"""
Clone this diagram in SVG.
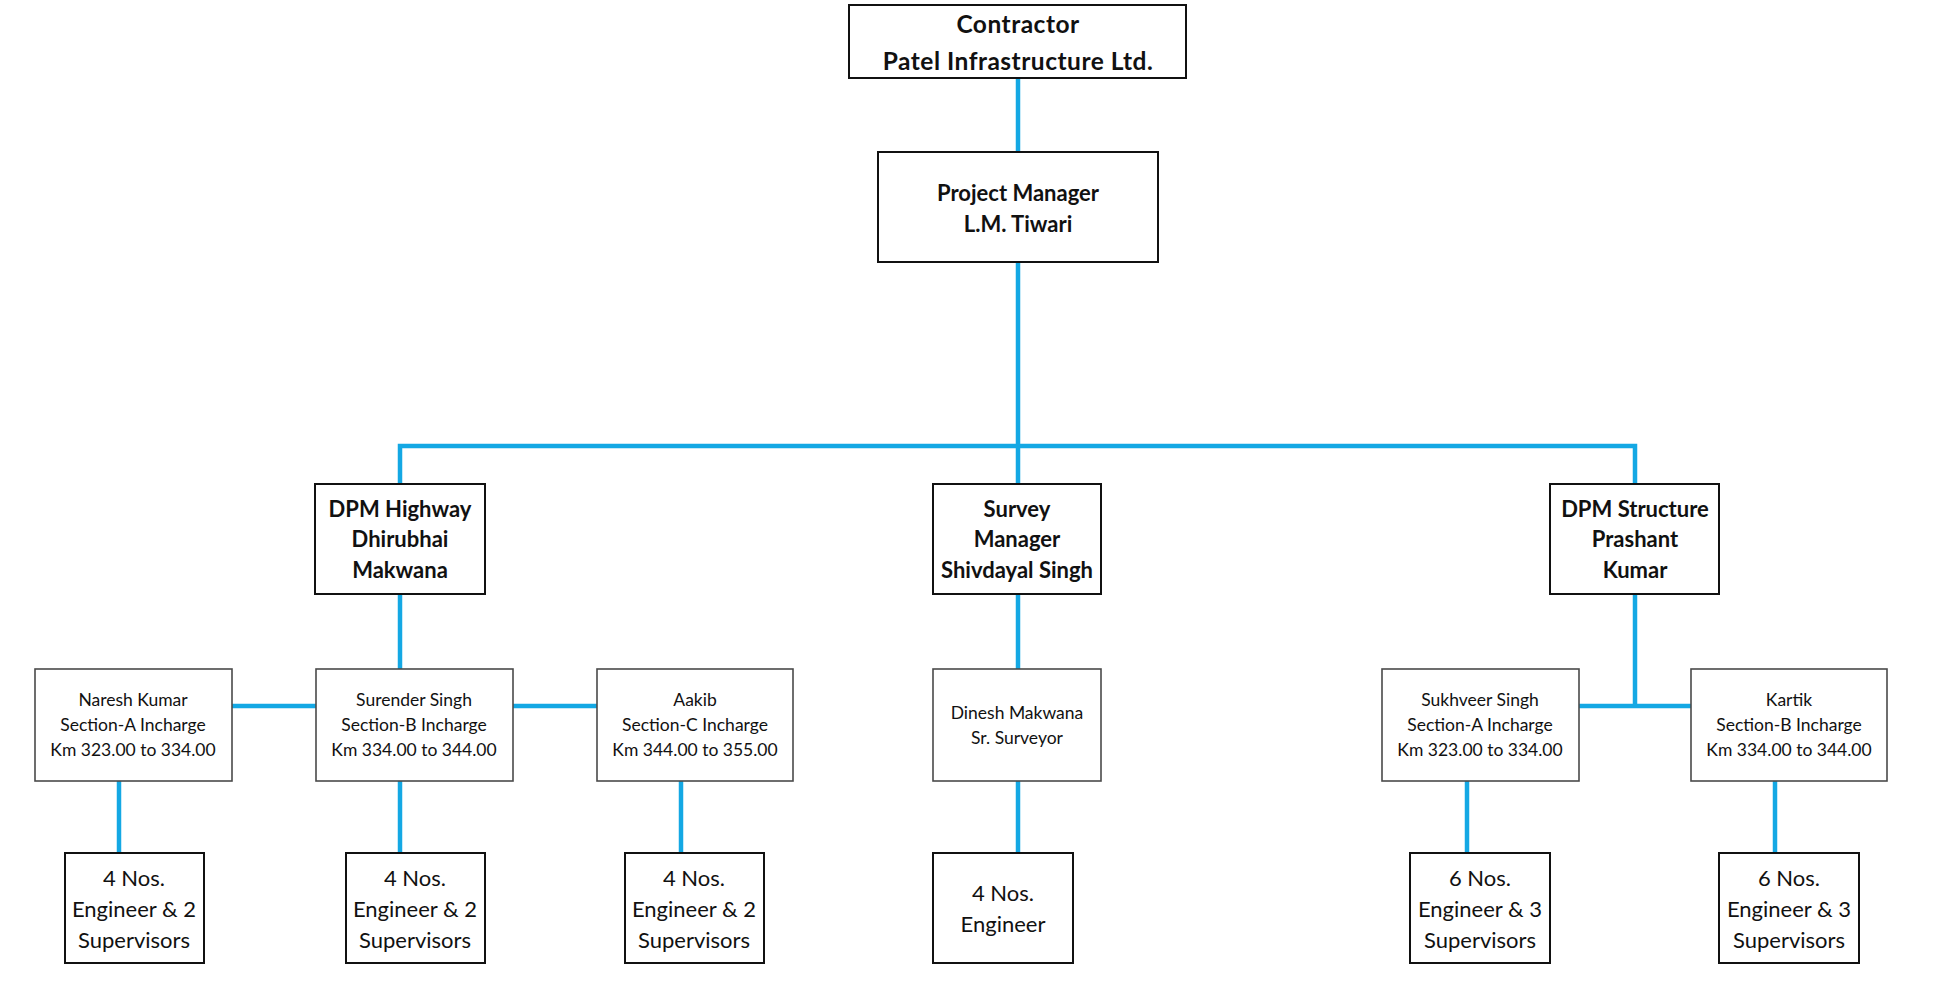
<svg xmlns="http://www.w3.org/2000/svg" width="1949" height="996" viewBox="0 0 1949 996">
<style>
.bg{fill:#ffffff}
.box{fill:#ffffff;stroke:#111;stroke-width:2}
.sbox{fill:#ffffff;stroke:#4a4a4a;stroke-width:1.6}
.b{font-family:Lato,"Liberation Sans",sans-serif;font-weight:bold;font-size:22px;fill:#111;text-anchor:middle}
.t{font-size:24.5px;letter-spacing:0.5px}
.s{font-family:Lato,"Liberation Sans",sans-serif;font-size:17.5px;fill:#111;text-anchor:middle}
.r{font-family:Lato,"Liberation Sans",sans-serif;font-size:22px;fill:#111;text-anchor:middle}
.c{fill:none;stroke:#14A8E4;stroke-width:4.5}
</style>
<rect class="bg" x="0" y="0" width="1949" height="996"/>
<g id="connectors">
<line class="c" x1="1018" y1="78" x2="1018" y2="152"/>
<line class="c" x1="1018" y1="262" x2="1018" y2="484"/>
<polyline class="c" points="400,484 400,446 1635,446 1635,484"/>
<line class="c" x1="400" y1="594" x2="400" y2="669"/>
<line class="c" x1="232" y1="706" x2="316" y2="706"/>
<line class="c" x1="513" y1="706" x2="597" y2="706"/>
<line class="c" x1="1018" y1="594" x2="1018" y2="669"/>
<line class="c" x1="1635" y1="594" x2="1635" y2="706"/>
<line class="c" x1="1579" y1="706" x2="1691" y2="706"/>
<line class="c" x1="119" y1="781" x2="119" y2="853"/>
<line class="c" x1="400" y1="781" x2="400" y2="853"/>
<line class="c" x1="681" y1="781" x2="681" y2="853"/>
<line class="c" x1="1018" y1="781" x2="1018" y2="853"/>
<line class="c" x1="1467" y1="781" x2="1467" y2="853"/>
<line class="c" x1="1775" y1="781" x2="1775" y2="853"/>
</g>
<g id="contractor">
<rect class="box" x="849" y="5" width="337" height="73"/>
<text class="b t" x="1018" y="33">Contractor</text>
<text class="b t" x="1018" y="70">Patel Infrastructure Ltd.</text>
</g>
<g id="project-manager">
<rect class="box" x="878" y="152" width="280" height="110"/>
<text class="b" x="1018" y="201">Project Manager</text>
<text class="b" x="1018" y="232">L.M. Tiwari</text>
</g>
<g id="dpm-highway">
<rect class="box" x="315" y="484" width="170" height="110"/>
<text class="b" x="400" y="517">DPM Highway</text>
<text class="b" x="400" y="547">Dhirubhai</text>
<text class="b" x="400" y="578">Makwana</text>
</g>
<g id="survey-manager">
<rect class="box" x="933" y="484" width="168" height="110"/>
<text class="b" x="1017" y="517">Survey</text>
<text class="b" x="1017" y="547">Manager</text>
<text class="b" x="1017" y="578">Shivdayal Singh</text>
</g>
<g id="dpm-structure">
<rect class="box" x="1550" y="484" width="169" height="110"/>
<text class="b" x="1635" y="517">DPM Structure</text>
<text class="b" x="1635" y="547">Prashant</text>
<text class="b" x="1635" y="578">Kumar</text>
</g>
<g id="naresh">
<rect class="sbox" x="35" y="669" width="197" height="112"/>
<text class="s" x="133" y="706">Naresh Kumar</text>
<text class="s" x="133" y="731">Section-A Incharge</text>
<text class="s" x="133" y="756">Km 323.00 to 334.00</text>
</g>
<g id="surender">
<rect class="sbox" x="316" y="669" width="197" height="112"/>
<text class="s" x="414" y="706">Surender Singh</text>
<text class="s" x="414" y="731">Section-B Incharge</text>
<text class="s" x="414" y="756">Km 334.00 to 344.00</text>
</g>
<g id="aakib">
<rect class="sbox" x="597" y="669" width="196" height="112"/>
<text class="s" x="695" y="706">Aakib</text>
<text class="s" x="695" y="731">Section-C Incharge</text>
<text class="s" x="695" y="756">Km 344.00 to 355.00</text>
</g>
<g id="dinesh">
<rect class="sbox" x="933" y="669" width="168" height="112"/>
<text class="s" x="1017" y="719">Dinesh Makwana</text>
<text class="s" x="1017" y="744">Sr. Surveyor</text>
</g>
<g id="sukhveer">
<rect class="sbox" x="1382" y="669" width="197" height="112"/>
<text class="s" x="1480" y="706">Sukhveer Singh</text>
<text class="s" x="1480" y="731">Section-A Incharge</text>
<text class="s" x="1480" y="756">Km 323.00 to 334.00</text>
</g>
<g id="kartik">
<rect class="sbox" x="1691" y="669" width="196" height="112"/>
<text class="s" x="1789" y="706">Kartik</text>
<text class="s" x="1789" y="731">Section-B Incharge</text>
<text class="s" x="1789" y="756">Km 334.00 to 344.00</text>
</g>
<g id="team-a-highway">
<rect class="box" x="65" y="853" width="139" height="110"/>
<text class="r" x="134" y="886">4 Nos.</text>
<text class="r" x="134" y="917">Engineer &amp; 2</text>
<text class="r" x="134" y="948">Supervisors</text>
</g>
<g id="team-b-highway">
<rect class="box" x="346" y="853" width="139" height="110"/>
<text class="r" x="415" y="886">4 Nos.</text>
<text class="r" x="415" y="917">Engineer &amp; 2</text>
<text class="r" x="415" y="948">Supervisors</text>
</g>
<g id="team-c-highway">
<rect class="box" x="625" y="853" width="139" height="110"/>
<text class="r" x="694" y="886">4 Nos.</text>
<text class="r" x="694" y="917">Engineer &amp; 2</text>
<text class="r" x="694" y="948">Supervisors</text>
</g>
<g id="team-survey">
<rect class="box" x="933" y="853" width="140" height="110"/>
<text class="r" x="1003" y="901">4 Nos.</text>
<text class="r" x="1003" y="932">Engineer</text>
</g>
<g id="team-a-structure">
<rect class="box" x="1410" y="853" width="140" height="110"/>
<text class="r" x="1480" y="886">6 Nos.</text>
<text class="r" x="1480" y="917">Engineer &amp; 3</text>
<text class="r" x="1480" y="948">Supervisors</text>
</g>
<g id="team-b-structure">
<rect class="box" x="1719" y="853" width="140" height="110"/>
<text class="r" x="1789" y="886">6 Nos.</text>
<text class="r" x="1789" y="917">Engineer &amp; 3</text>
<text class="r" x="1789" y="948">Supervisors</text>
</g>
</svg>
"""
Set task: Repeat the material above word for word and skip every image in it.

Finished exercise:
Clone this diagram in SVG.
<svg xmlns="http://www.w3.org/2000/svg" width="1949" height="996" viewBox="0 0 1949 996">
<style>
.bg{fill:#ffffff}
.box{fill:#ffffff;stroke:#111;stroke-width:2}
.sbox{fill:#ffffff;stroke:#4a4a4a;stroke-width:1.6}
.b{font-family:Lato,"Liberation Sans",sans-serif;font-weight:bold;font-size:22px;fill:#111;text-anchor:middle}
.t{font-size:24.5px;letter-spacing:0.5px}
.s{font-family:Lato,"Liberation Sans",sans-serif;font-size:17.5px;fill:#111;text-anchor:middle}
.r{font-family:Lato,"Liberation Sans",sans-serif;font-size:22px;fill:#111;text-anchor:middle}
.c{fill:none;stroke:#14A8E4;stroke-width:4.5}
</style>
<rect class="bg" x="0" y="0" width="1949" height="996"/>
<g id="connectors">
<line class="c" x1="1018" y1="78" x2="1018" y2="152"/>
<line class="c" x1="1018" y1="262" x2="1018" y2="484"/>
<polyline class="c" points="400,484 400,446 1635,446 1635,484"/>
<line class="c" x1="400" y1="594" x2="400" y2="669"/>
<line class="c" x1="232" y1="706" x2="316" y2="706"/>
<line class="c" x1="513" y1="706" x2="597" y2="706"/>
<line class="c" x1="1018" y1="594" x2="1018" y2="669"/>
<line class="c" x1="1635" y1="594" x2="1635" y2="706"/>
<line class="c" x1="1579" y1="706" x2="1691" y2="706"/>
<line class="c" x1="119" y1="781" x2="119" y2="853"/>
<line class="c" x1="400" y1="781" x2="400" y2="853"/>
<line class="c" x1="681" y1="781" x2="681" y2="853"/>
<line class="c" x1="1018" y1="781" x2="1018" y2="853"/>
<line class="c" x1="1467" y1="781" x2="1467" y2="853"/>
<line class="c" x1="1775" y1="781" x2="1775" y2="853"/>
</g>
<g id="contractor">
<rect class="box" x="849" y="5" width="337" height="73"/>
<text class="b t" x="1018" y="33">Contractor</text>
<text class="b t" x="1018" y="70">Patel Infrastructure Ltd.</text>
</g>
<g id="project-manager">
<rect class="box" x="878" y="152" width="280" height="110"/>
<text class="b" x="1018" y="201">Project Manager</text>
<text class="b" x="1018" y="232">L.M. Tiwari</text>
</g>
<g id="dpm-highway">
<rect class="box" x="315" y="484" width="170" height="110"/>
<text class="b" x="400" y="517">DPM Highway</text>
<text class="b" x="400" y="547">Dhirubhai</text>
<text class="b" x="400" y="578">Makwana</text>
</g>
<g id="survey-manager">
<rect class="box" x="933" y="484" width="168" height="110"/>
<text class="b" x="1017" y="517">Survey</text>
<text class="b" x="1017" y="547">Manager</text>
<text class="b" x="1017" y="578">Shivdayal Singh</text>
</g>
<g id="dpm-structure">
<rect class="box" x="1550" y="484" width="169" height="110"/>
<text class="b" x="1635" y="517">DPM Structure</text>
<text class="b" x="1635" y="547">Prashant</text>
<text class="b" x="1635" y="578">Kumar</text>
</g>
<g id="naresh">
<rect class="sbox" x="35" y="669" width="197" height="112"/>
<text class="s" x="133" y="706">Naresh Kumar</text>
<text class="s" x="133" y="731">Section-A Incharge</text>
<text class="s" x="133" y="756">Km 323.00 to 334.00</text>
</g>
<g id="surender">
<rect class="sbox" x="316" y="669" width="197" height="112"/>
<text class="s" x="414" y="706">Surender Singh</text>
<text class="s" x="414" y="731">Section-B Incharge</text>
<text class="s" x="414" y="756">Km 334.00 to 344.00</text>
</g>
<g id="aakib">
<rect class="sbox" x="597" y="669" width="196" height="112"/>
<text class="s" x="695" y="706">Aakib</text>
<text class="s" x="695" y="731">Section-C Incharge</text>
<text class="s" x="695" y="756">Km 344.00 to 355.00</text>
</g>
<g id="dinesh">
<rect class="sbox" x="933" y="669" width="168" height="112"/>
<text class="s" x="1017" y="719">Dinesh Makwana</text>
<text class="s" x="1017" y="744">Sr. Surveyor</text>
</g>
<g id="sukhveer">
<rect class="sbox" x="1382" y="669" width="197" height="112"/>
<text class="s" x="1480" y="706">Sukhveer Singh</text>
<text class="s" x="1480" y="731">Section-A Incharge</text>
<text class="s" x="1480" y="756">Km 323.00 to 334.00</text>
</g>
<g id="kartik">
<rect class="sbox" x="1691" y="669" width="196" height="112"/>
<text class="s" x="1789" y="706">Kartik</text>
<text class="s" x="1789" y="731">Section-B Incharge</text>
<text class="s" x="1789" y="756">Km 334.00 to 344.00</text>
</g>
<g id="team-a-highway">
<rect class="box" x="65" y="853" width="139" height="110"/>
<text class="r" x="134" y="886">4 Nos.</text>
<text class="r" x="134" y="917">Engineer &amp; 2</text>
<text class="r" x="134" y="948">Supervisors</text>
</g>
<g id="team-b-highway">
<rect class="box" x="346" y="853" width="139" height="110"/>
<text class="r" x="415" y="886">4 Nos.</text>
<text class="r" x="415" y="917">Engineer &amp; 2</text>
<text class="r" x="415" y="948">Supervisors</text>
</g>
<g id="team-c-highway">
<rect class="box" x="625" y="853" width="139" height="110"/>
<text class="r" x="694" y="886">4 Nos.</text>
<text class="r" x="694" y="917">Engineer &amp; 2</text>
<text class="r" x="694" y="948">Supervisors</text>
</g>
<g id="team-survey">
<rect class="box" x="933" y="853" width="140" height="110"/>
<text class="r" x="1003" y="901">4 Nos.</text>
<text class="r" x="1003" y="932">Engineer</text>
</g>
<g id="team-a-structure">
<rect class="box" x="1410" y="853" width="140" height="110"/>
<text class="r" x="1480" y="886">6 Nos.</text>
<text class="r" x="1480" y="917">Engineer &amp; 3</text>
<text class="r" x="1480" y="948">Supervisors</text>
</g>
<g id="team-b-structure">
<rect class="box" x="1719" y="853" width="140" height="110"/>
<text class="r" x="1789" y="886">6 Nos.</text>
<text class="r" x="1789" y="917">Engineer &amp; 3</text>
<text class="r" x="1789" y="948">Supervisors</text>
</g>
</svg>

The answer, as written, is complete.